#### [THE EXERCISE]
Gather from the listing below each line that includes the word "React", and copy it.

#### [GIVEN RECORDS]
========================
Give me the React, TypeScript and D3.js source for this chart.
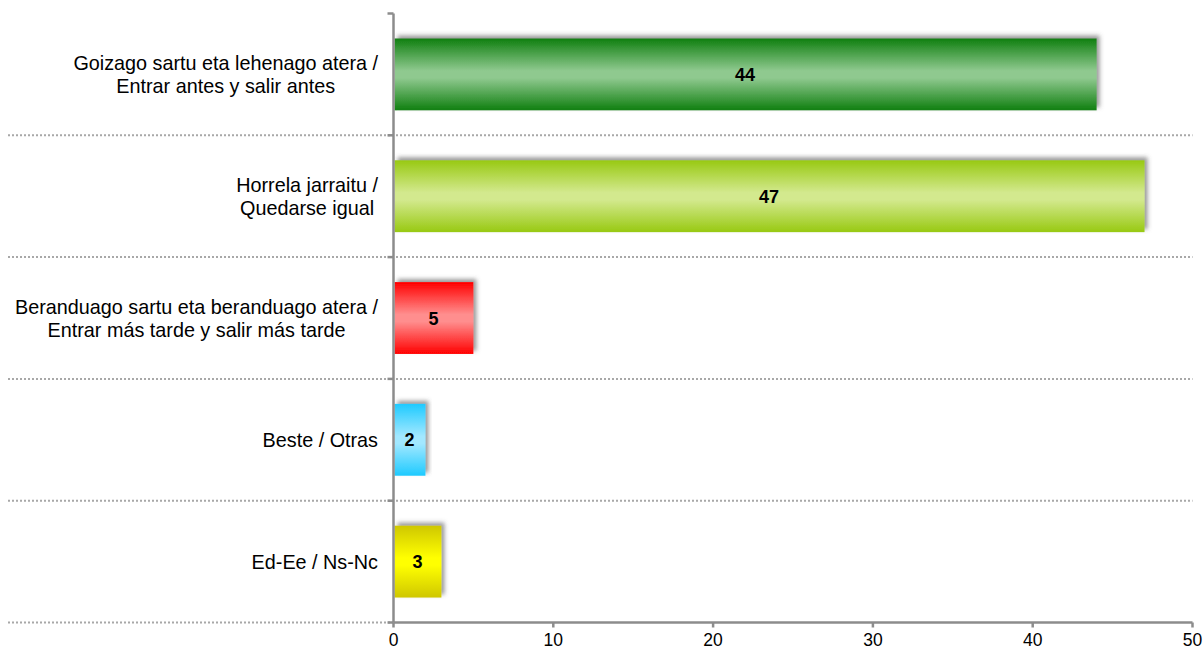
import React, { useMemo } from "react";
import * as d3 from "d3";

const categoryLines: string[][] = [
  ["Goizago sartu eta lehenago atera /", "Entrar antes y salir antes"],
  ["Horrela jarraitu /", "Quedarse igual"],
  ["Beranduago sartu eta beranduago atera /", "Entrar más tarde y salir más tarde"],
  ["Beste / Otras"],
  ["Ed-Ee / Ns-Nc"],
];
const values: number[] = [44, 47, 5, 2, 3];
const edgeColors: string[] = ["#107f10", "#98c912", "#ff0000", "#1ecaff", "#cfc700"];
const centerColors: string[] = ["#8fc98f", "#d3e98e", "#ff8e8e", "#a2e8ff", "#ffff00"];
const xTicks: number[] = [0, 10, 20, 30, 40, 50];

const W = 1204;
const H = 650;
const left = 393.5;
const right = 1192.5;
const top = 13.5;
const bottom = 622.5;
const labelFont = "19.8px 'Liberation Sans', Arial, sans-serif";
const labelRight = 378;

export default function App() {
  const x = d3.scaleLinear().domain([0, 50]).range([left, right]);
  const ids = categoryLines.map((_, i) => String(i));
  const y = d3.scaleBand<string>().domain(ids).range([top, bottom]).paddingInner(0.41).paddingOuter(0.205);
  const band = d3.scaleBand<string>().domain(ids).range([top, bottom]);

  const widths = useMemo(() => {
    const c = document.createElement("canvas").getContext("2d")!;
    c.font = labelFont;
    return categoryLines.map((ls) => ls.map((l) => c.measureText(l).width));
  }, []);

  const boundaries = ids.map((id) => (band(id) as number) + band.bandwidth());
  const yTickPos = [top, ...boundaries];

  return (
    <svg width={W} height={H} style={{ position: "absolute", left: 0, top: 0, background: "#fff" }}>
      <defs>
        {values.map((_, i) => (
          <linearGradient key={i} id={`g${i}`} x1="0" y1="0" x2="0" y2="1">
            <stop offset="0" stopColor={edgeColors[i]} />
            <stop offset="0.45" stopColor={centerColors[i]} />
            <stop offset="0.55" stopColor={centerColors[i]} />
            <stop offset="1" stopColor={edgeColors[i]} />
          </linearGradient>
        ))}
        <filter id="sh" x="-20%" y="-30%" width="140%" height="160%">
          <feDropShadow dx="3" dy="-3" stdDeviation="2" floodColor="#555" floodOpacity="0.6" />
        </filter>
      </defs>

      {boundaries.map((b, i) => (
        <line key={i} x1={8} x2={i === boundaries.length - 1 ? left : right} y1={b} y2={b}
          stroke="#a8a8a8" strokeWidth={2} strokeDasharray="2 2" />
      ))}

      {values.map((v, i) => (
        <rect key={i} x={x(0) + 1} y={y(ids[i])} width={x(v) - x(0) - 1} height={y.bandwidth()}
          fill={`url(#g${i})`} filter="url(#sh)" />
      ))}

      {values.map((v, i) => (
        <text key={i} x={(x(0) + x(v)) / 2} y={(y(ids[i]) as number) + y.bandwidth() / 2 + 6.5}
          textAnchor="middle" fontFamily="'Liberation Sans', Arial, sans-serif" fontSize={18} fontWeight="bold" fill="#000">
          {v}
        </text>
      ))}

      <line x1={left} x2={left} y1={top} y2={bottom} stroke="#8c8c8c" strokeWidth={2.5} />
      {yTickPos.map((t, i) => (
        <line key={i} x1={left - 6} x2={left} y1={t} y2={t} stroke="#8c8c8c" strokeWidth={2.5} />
      ))}

      <line x1={left} x2={right} y1={bottom} y2={bottom} stroke="#8c8c8c" strokeWidth={2.5} />
      {xTicks.map((t) => (
        <g key={t}>
          <line x1={x(t)} x2={x(t)} y1={bottom} y2={bottom + 5} stroke="#8c8c8c" strokeWidth={2.5} />
          <text x={x(t)} y={646} textAnchor="middle" fontFamily="'Liberation Sans', Arial, sans-serif" fontSize={17.5} fill="#000">
            {t}
          </text>
        </g>
      ))}

      {categoryLines.map((ls, i) => {
        const maxW = Math.max(...widths[i]);
        const cx = labelRight - maxW / 2;
        const c = (band(ids[i]) as number) + band.bandwidth() / 2;
        const lh = 23;
        const firstBase = c + 7 - ((ls.length - 1) * lh) / 2;
        return (
          <text key={i} fontFamily="'Liberation Sans', Arial, sans-serif" fontSize={19.8} fill="#000" textAnchor="middle">
            {ls.map((l, j) => (
              <tspan key={j} x={cx} y={firstBase + j * lh}>{l}</tspan>
            ))}
          </text>
        );
      })}
    </svg>
  );
}
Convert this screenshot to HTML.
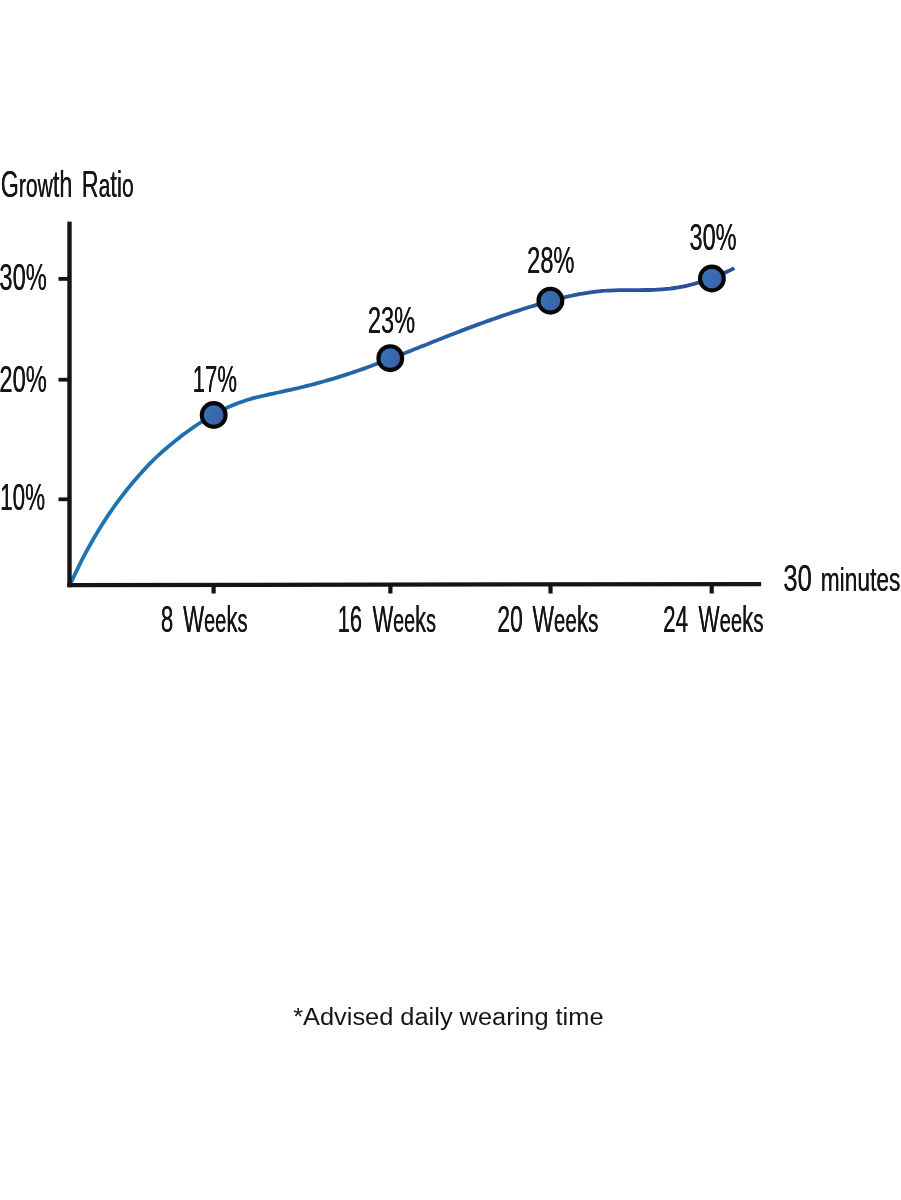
<!DOCTYPE html>
<html lang="en">
<head>
<meta charset="utf-8">
<title>Growth Ratio</title>
<style>
html,body{margin:0;padding:0;background:#fff;}
body{width:901px;height:1200px;overflow:hidden;position:relative;font-family:"Liberation Sans", sans-serif;}
svg{position:absolute;left:0;top:0;display:block;}
svg text{font-family:"Liberation Sans", sans-serif;fill:#151515;}
</style>
</head>
<body>
<svg width="901" height="1200" viewBox="0 0 901 1200">
<defs>
<linearGradient id="lg" gradientUnits="userSpaceOnUse" x1="70" y1="0" x2="735" y2="0">
<stop offset="0" stop-color="#1c76b3"/>
<stop offset="0.45" stop-color="#2563a6"/>
<stop offset="1" stop-color="#2d4b9a"/>
</linearGradient>
<linearGradient id="cg" x1="0" y1="0" x2="1" y2="0.35">
<stop offset="0" stop-color="#2e7ab9"/>
<stop offset="1" stop-color="#3f60a8"/>
</linearGradient>
<filter id="aa" x="0" y="0" width="901" height="1200" filterUnits="userSpaceOnUse"><feOffset dx="0" dy="0"/></filter>
</defs>
<rect width="901" height="1200" fill="#ffffff"/>
<path d="M70.3 584.3 C71.6 581.4 75.6 572.7 78.3 567.3 C81.0 561.8 83.6 556.6 86.3 551.7 C89.0 546.7 91.6 541.9 94.3 537.4 C97.0 532.8 99.6 528.4 102.3 524.2 C105.0 520.0 107.6 516.0 110.3 512.1 C113.0 508.2 115.6 504.5 118.3 500.9 C121.0 497.3 123.6 493.9 126.3 490.5 C129.0 487.2 131.6 483.9 134.3 480.8 C137.0 477.7 139.6 474.6 142.3 471.7 C145.0 468.7 147.6 465.8 150.3 463.1 C153.0 460.4 155.6 457.8 158.3 455.4 C161.0 452.9 163.6 450.6 166.3 448.3 C169.0 446.0 171.6 443.8 174.3 441.6 C177.0 439.5 179.6 437.4 182.3 435.3 C185.0 433.3 187.6 431.4 190.3 429.5 C193.0 427.6 195.6 425.7 198.3 424.0 C201.0 422.2 203.6 420.5 206.3 418.9 C209.0 417.3 211.6 415.7 214.3 414.2 C217.0 412.8 219.6 411.3 222.3 410.0 C225.0 408.7 227.6 407.4 230.3 406.3 C233.0 405.1 235.6 404.0 238.3 403.0 C241.0 402.0 243.6 401.1 246.3 400.2 C249.0 399.4 251.6 398.6 254.3 397.9 C257.0 397.2 259.6 396.6 262.3 396.0 C265.0 395.4 267.6 394.8 270.3 394.2 C273.0 393.6 275.6 393.1 278.3 392.5 C281.0 391.9 283.6 391.3 286.3 390.7 C289.0 390.1 291.6 389.5 294.3 388.9 C297.0 388.3 299.6 387.7 302.3 387.0 C305.0 386.4 307.6 385.7 310.3 385.0 C313.0 384.4 315.6 383.7 318.3 382.9 C321.0 382.2 323.6 381.5 326.3 380.7 C329.0 380.0 331.6 379.2 334.3 378.4 C337.0 377.6 339.6 376.7 342.3 375.9 C345.0 375.0 347.6 374.2 350.3 373.3 C353.0 372.4 355.6 371.5 358.3 370.5 C361.0 369.6 363.6 368.7 366.3 367.7 C369.0 366.7 371.6 365.8 374.3 364.8 C377.0 363.8 379.6 362.8 382.3 361.8 C385.0 360.8 387.6 359.8 390.3 358.7 C393.0 357.7 395.6 356.7 398.3 355.6 C401.0 354.6 403.6 353.5 406.3 352.5 C409.0 351.4 411.6 350.4 414.3 349.3 C417.0 348.2 419.6 347.2 422.3 346.1 C425.0 345.1 427.6 344.0 430.3 342.9 C433.0 341.9 435.6 340.8 438.3 339.8 C441.0 338.7 443.6 337.7 446.3 336.6 C449.0 335.6 451.6 334.5 454.3 333.5 C457.0 332.5 459.6 331.4 462.3 330.4 C465.0 329.4 467.6 328.4 470.3 327.4 C473.0 326.4 475.6 325.4 478.3 324.4 C481.0 323.4 483.6 322.5 486.3 321.5 C489.0 320.6 491.6 319.6 494.3 318.7 C497.0 317.7 499.6 316.8 502.3 315.9 C505.0 315.0 507.6 314.1 510.3 313.2 C513.0 312.3 515.6 311.4 518.3 310.6 C521.0 309.7 523.6 308.9 526.3 308.0 C529.0 307.2 531.6 306.4 534.3 305.6 C537.0 304.8 539.6 304.0 542.3 303.2 C545.0 302.5 547.6 301.7 550.3 301.0 C553.0 300.3 555.6 299.6 558.3 298.9 C561.0 298.2 563.6 297.5 566.3 296.9 C569.0 296.3 571.6 295.7 574.3 295.1 C577.0 294.6 579.6 294.0 582.3 293.6 C585.0 293.1 587.6 292.7 590.3 292.3 C593.0 291.9 595.6 291.6 598.3 291.3 C601.0 291.0 603.6 290.8 606.3 290.7 C609.0 290.5 611.6 290.4 614.3 290.3 C617.0 290.2 619.6 290.2 622.3 290.1 C625.0 290.1 627.6 290.1 630.3 290.1 C633.0 290.1 635.6 290.1 638.3 290.1 C641.0 290.1 643.6 290.1 646.3 290.0 C649.0 290.0 651.6 289.9 654.3 289.8 C657.0 289.7 659.6 289.5 662.3 289.3 C665.0 289.1 667.6 288.9 670.3 288.6 C673.0 288.2 675.6 287.8 678.3 287.4 C681.0 286.9 683.6 286.4 686.3 285.8 C689.0 285.2 691.6 284.6 694.3 283.8 C697.0 283.1 699.6 282.3 702.3 281.5 C705.0 280.6 707.6 279.7 710.3 278.7 C713.0 277.7 715.6 276.7 718.3 275.6 C721.0 274.4 723.6 273.3 726.3 272.0 C729.0 270.8 733.0 268.8 734.3 268.1" fill="none" stroke="url(#lg)" stroke-width="3.8" stroke-linecap="butt" stroke-linejoin="round"/>
<g fill="#141414">
<rect x="67.3" y="221.6" width="4.4" height="365.6"/>
<polygon points="67.3,583 761.1,582 761.1,586.2 67.3,587.2"/>
<rect x="58.5" y="277.0" width="10" height="3.8"/>
<rect x="58.5" y="377.8" width="10" height="3.8"/>
<rect x="58.5" y="497.4" width="10" height="3.8"/>
<rect x="211.5" y="585" width="4.2" height="8.5"/>
<rect x="388.3" y="585" width="4.2" height="8.5"/>
<rect x="548.4" y="585" width="4.2" height="8.5"/>
<rect x="709.6" y="585" width="4.2" height="8.5"/>
</g>
<circle cx="213.7" cy="415.0" r="11.9" fill="url(#cg)" stroke="#060606" stroke-width="4.1"/>
<circle cx="390.3" cy="358.2" r="11.9" fill="url(#cg)" stroke="#060606" stroke-width="4.1"/>
<circle cx="550.4" cy="300.7" r="11.9" fill="url(#cg)" stroke="#060606" stroke-width="4.1"/>
<circle cx="711.9" cy="278.5" r="11.9" fill="url(#cg)" stroke="#060606" stroke-width="4.1"/>
<g filter="url(#aa)">
<text id="t0" transform="translate(0.65 197.00) scale(0.6301 1)" font-size="37.00" word-spacing="4.74">G<tspan font-size="33.5">row</tspan>th R<tspan font-size="33.5">a</tspan>ti<tspan font-size="33.5">o</tspan></text><use href="#t0" transform="translate(0.20 0)"/>
<text id="t1" transform="translate(-0.70 290.00) scale(0.6404 1)" font-size="37.00">30%</text><use href="#t1" transform="translate(0.20 0)"/>
<text id="t2" transform="translate(-0.70 392.00) scale(0.6407 1)" font-size="37.00">20%</text><use href="#t2" transform="translate(0.20 0)"/>
<text id="t3" transform="translate(0.05 510.00) scale(0.6075 1)" font-size="37.00">10%</text><use href="#t3" transform="translate(0.20 0)"/>
<text id="t4" transform="translate(160.80 632.00) scale(0.6008 1)" font-size="37.00" word-spacing="5.98">8 W<tspan font-size="33.5">ee</tspan>k<tspan font-size="33.5">s</tspan></text><use href="#t4" transform="translate(0.20 0)"/>
<text id="t5" transform="translate(337.65 632.00) scale(0.5900 1)" font-size="37.00" word-spacing="7.55">16 W<tspan font-size="33.5">ee</tspan>k<tspan font-size="33.5">s</tspan></text><use href="#t5" transform="translate(0.20 0)"/>
<text id="t6" transform="translate(497.30 632.00) scale(0.6143 1)" font-size="37.00" word-spacing="5.70">20 W<tspan font-size="33.5">ee</tspan>k<tspan font-size="33.5">s</tspan></text><use href="#t6" transform="translate(0.20 0)"/>
<text id="t7" transform="translate(663.00 632.00) scale(0.6051 1)" font-size="37.00" word-spacing="7.10">24 W<tspan font-size="33.5">ee</tspan>k<tspan font-size="33.5">s</tspan></text><use href="#t7" transform="translate(0.20 0)"/>
<text id="t8" transform="translate(783.30 591.00) scale(0.6890 1)" font-size="37.00" word-spacing="2.81">30 <tspan font-size="33">minutes</tspan></text><use href="#t8" transform="translate(0.20 0)"/>
<text id="t9" transform="translate(192.65 392.00) scale(0.5963 1)" font-size="37.00">17%</text><use href="#t9" transform="translate(0.20 0)"/>
<text id="t10" transform="translate(367.75 333.00) scale(0.6388 1)" font-size="37.00">23%</text><use href="#t10" transform="translate(0.20 0)"/>
<text id="t11" transform="translate(527.05 273.00) scale(0.6397 1)" font-size="37.00">28%</text><use href="#t11" transform="translate(0.20 0)"/>
<text id="t12" transform="translate(689.40 250.00) scale(0.6361 1)" font-size="37.00">30%</text><use href="#t12" transform="translate(0.20 0)"/>
<text id="t13" transform="translate(293.15 1025.00) scale(1.0805 1)" font-size="23.50">*Advised daily wearing time</text>
</g>
</svg>
</body>
</html>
========================
#### [ANSWER TO THIS PROBLEM]
Give me the React, TypeScript and D3.js source for this chart.
import React, { useMemo } from "react";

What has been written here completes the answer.